Take a collection of documents, say about the size of the Web, and try to organize them based upon textual similarities between them. Can that organization provide a useful way to index the web?
A new patent application from Microsoft explores the idea, and points to a paper from the year 2000 on the subject as an influence – Self Organization of a Massive Document Collection. The authors of the paper created an index using this method to organize and index a sample set of documents – a group of 6,840, 568 patent abstracts.
The benefit from this process, the authors note, would be that it do more than rely upon matching keywords in a document. It would allow a closer matching of a searcher’s intent. Here’s an example from the patent application of the issue at hand:
One limitation of keyword searching is the difficulty in providing a context for the keywords.
For example, consider a search query containing the word “pizza.”
Documents that typically contain this word also have other words in common such as “delivery”, “pepperoni”, “sauce”, “restaurant” etc.
However, it is quite possible that there are documents that contain the word “pizza” prominently, but have nothing to do with the more common use of the word pizza.
For instance, a new software technology called “pizza” might be invented by a startup and, therefore, be featured prominently on that companies web page.
If this invention is new and not well known then this use of the word “pizza” will not be the likely intent of users when they enter the query pizza, so the results for this search query should not feature this page prominently.
Unfortunately, a conventional search engine does not have the ability to distinguish between the new, uncommon usage of the word “pizza” and the usage that is probably desired by the person submitting the search query.
The concept of using self organizing maps to address indexing is an interesting one. More information on the subject: Self-Organizing Maps: A Tourist’s Guide to Neural Network (re)Presentation(s)

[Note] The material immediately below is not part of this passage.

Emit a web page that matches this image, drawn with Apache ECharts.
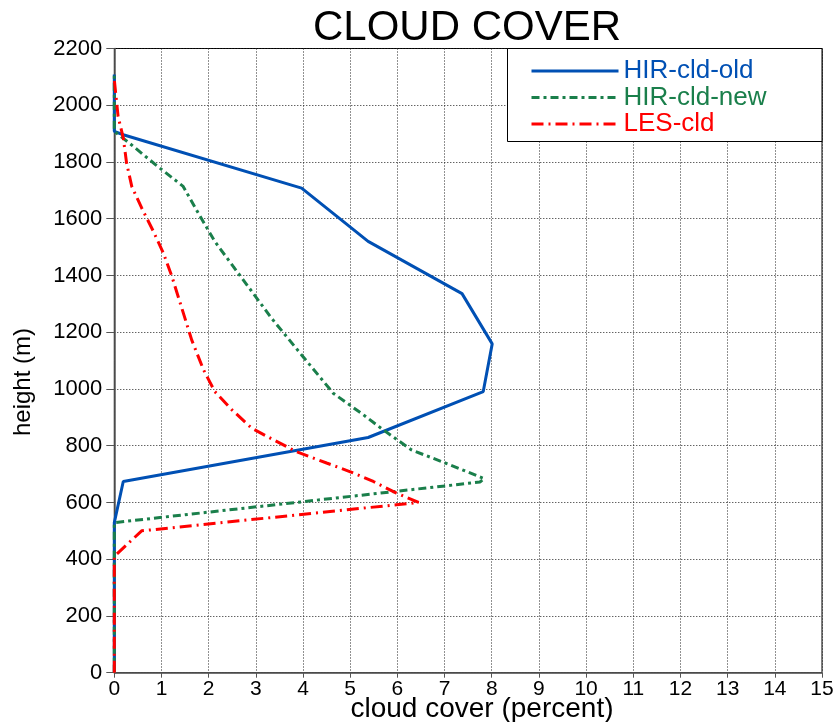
<!DOCTYPE html>
<html>
<head>
<meta charset="utf-8">
<script src="https://cdn.jsdelivr.net/npm/echarts@6.0.0/dist/echarts.min.js"></script>
<style>
  html, body { margin: 0; padding: 0; background: #fff; }
  #chart { width: 837px; height: 722px; }
</style>
</head>
<body>
<div id="chart"></div>
<script>
// ---- data (cloud cover in percent vs. height in m) ----
var seriesNames = ['HIR-cld-old', 'HIR-cld-new', 'LES-cld'];

var hirOldCover  = [0, 0, 0.19, 5.38, 7.82, 8.01, 7.37, 5.38, 3.97, 0.19, 0, 0];
var hirOldHeight = [0, 529, 674, 829, 991, 1159, 1336, 1520, 1708, 1896, 1908, 2108];

var hirNewCover  = [0, 0, 7.75, 7.84, 7.11, 6.30, 5.70, 5.28, 4.64, 3.97, 3.33, 2.94, 2.52, 2.13, 1.78, 1.46, 0.90, 0.33, 0, 0];
var hirNewHeight = [0, 529, 672, 684, 733, 785, 856, 909, 985, 1120, 1250, 1338, 1432, 1520, 1620, 1714, 1787, 1865, 1908, 2108];

var lesCover  = [0, 0, 0.58, 5.98, 6.45, 5.98, 5.49, 4.99, 4.50, 3.86, 3.37, 2.91, 2.49, 2.13, 1.89, 1.64, 1.53, 1.22, 1.04, 0.83, 0.58, 0.37, 0.26, 0.19, 0.08, 0];
var lesHeight = [0, 410, 500, 592, 600, 633, 674, 709, 739, 779, 821, 862, 927, 991, 1068, 1173, 1232, 1397, 1479, 1555, 1638, 1714, 1797, 1885, 1961, 2090];

var xTicks = [0, 15, 1];      // min, max, interval
var yTicks = [0, 2200, 200];  // min, max, interval

function zip(xs, ys) { return xs.map(function (x, i) { return [x, ys[i]]; }); }

var FONT = 'Liberation Sans, Arial, sans-serif';
var colors = ['#0050b4', '#1a7f4b', '#ff0000'];

var chart = echarts.init(document.getElementById('chart'), null, { renderer: 'canvas' });

var option = {
  animation: false,
  backgroundColor: '#fff',
  title: {
    text: 'CLOUD COVER',
    left: 308,
    top: 2,
    textStyle: { fontFamily: FONT, fontSize: 42, fontWeight: 'normal', color: '#000' }
  },
  grid: {
    left: 114.3, right: 15, top: 48.5, bottom: 49.3,
    show: true, borderColor: '#000', borderWidth: 1, backgroundColor: 'transparent'
  },
  legend: {
    orient: 'vertical',
    left: 530,
    top: 58,
    z: 20,
    itemWidth: 87,
    itemHeight: 14,
    itemGap: 0.5,
    padding: 0,
    itemStyle: { opacity: 0 },
    lineStyle: { width: 3 },
    data: seriesNames.map(function (n, i) {
      return { name: n, textStyle: { color: colors[i] }, itemStyle: { opacity: 0 } };
    }),
    textStyle: { fontFamily: FONT, fontSize: 26, lineHeight: 23 }
  },
  xAxis: {
    type: 'value',
    min: xTicks[0], max: xTicks[1], interval: xTicks[2],
    axisLine: { show: true, onZero: false, lineStyle: { color: '#555', width: 1.5 } },
    axisTick: { show: true, inside: false, length: 5, lineStyle: { color: '#555' } },
    axisLabel: { color: '#000', fontFamily: FONT, fontSize: 21, margin: 6,
      formatter: function (v) { return String(v); } },
    splitLine: { show: true, lineStyle: { color: '#222', type: [1, 2], width: 1 } }
  },
  yAxis: {
    type: 'value',
    min: yTicks[0], max: yTicks[1], interval: yTicks[2],
    axisLine: { show: true, onZero: false, lineStyle: { color: '#555', width: 1.5 } },
    axisTick: { show: true, inside: false, length: 8, lineStyle: { color: '#555' } },
    axisLabel: { color: '#000', fontFamily: FONT, fontSize: 22, margin: 12,
      formatter: function (v) { return String(v); } },
    splitLine: { show: true, lineStyle: { color: '#222', type: [1, 2], width: 1 } }
  },
  graphic: [
    {
      type: 'rect', z: 10,
      shape: { x: 507.5, y: 48.5, width: 314.5, height: 93 },
      style: { fill: '#fff', stroke: '#000', lineWidth: 1 }
    },
    {
      type: 'text', z: 10,
      x: 482, y: 709,
      style: { text: 'cloud cover (percent)', font: '28px ' + FONT, fill: '#000', align: 'center', verticalAlign: 'middle' }
    },
    {
      type: 'text', z: 10,
      x: 23, y: 382, rotation: Math.PI / 2,
      style: { text: 'height (m)', font: '24px ' + FONT, fill: '#000', align: 'center', verticalAlign: 'middle' }
    }
  ],
  series: [
    {
      name: seriesNames[0], type: 'line', showSymbol: false, symbol: 'none',
      data: zip(hirOldCover, hirOldHeight),
      lineStyle: { color: colors[0], width: 3, type: 'solid' },
      itemStyle: { color: colors[0] }
    },
    {
      name: seriesNames[1], type: 'line', showSymbol: false, symbol: 'none',
      data: zip(hirNewCover, hirNewHeight),
      lineStyle: { color: colors[1], width: 3, type: [8, 4, 3, 4] },
      itemStyle: { color: colors[1] }
    },
    {
      name: seriesNames[2], type: 'line', showSymbol: false, symbol: 'none',
      data: zip(lesCover, lesHeight),
      lineStyle: { color: colors[2], width: 3, type: [12, 5, 2, 5] },
      itemStyle: { color: colors[2] }
    }
  ]
};

chart.setOption(option);
</script>
</body>
</html>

Here’s a link and some information about the patent application:
System and method for improving search relevance
Invented by Christopher Weare
Assigned to Microsoft
US Patent Application 20060218138
Published September 28, 2006
Filed on March 25, 2005
A system and method for performing context based document searching is provided. A grid of content tiles is constructed corresponding to a desired concept space. Each content tile is assigned a content tag and is associated with a series of feature values. The feature values are trained to correspond to various regions of the content space. Documents are associated with one or more content tags based on a comparison of document feature values with content tile feature values. A search query is modified to include one or more content tags based on the terms in the search query and/or user preferences. The search query is then matched to documents associated with content tags contained in the search query.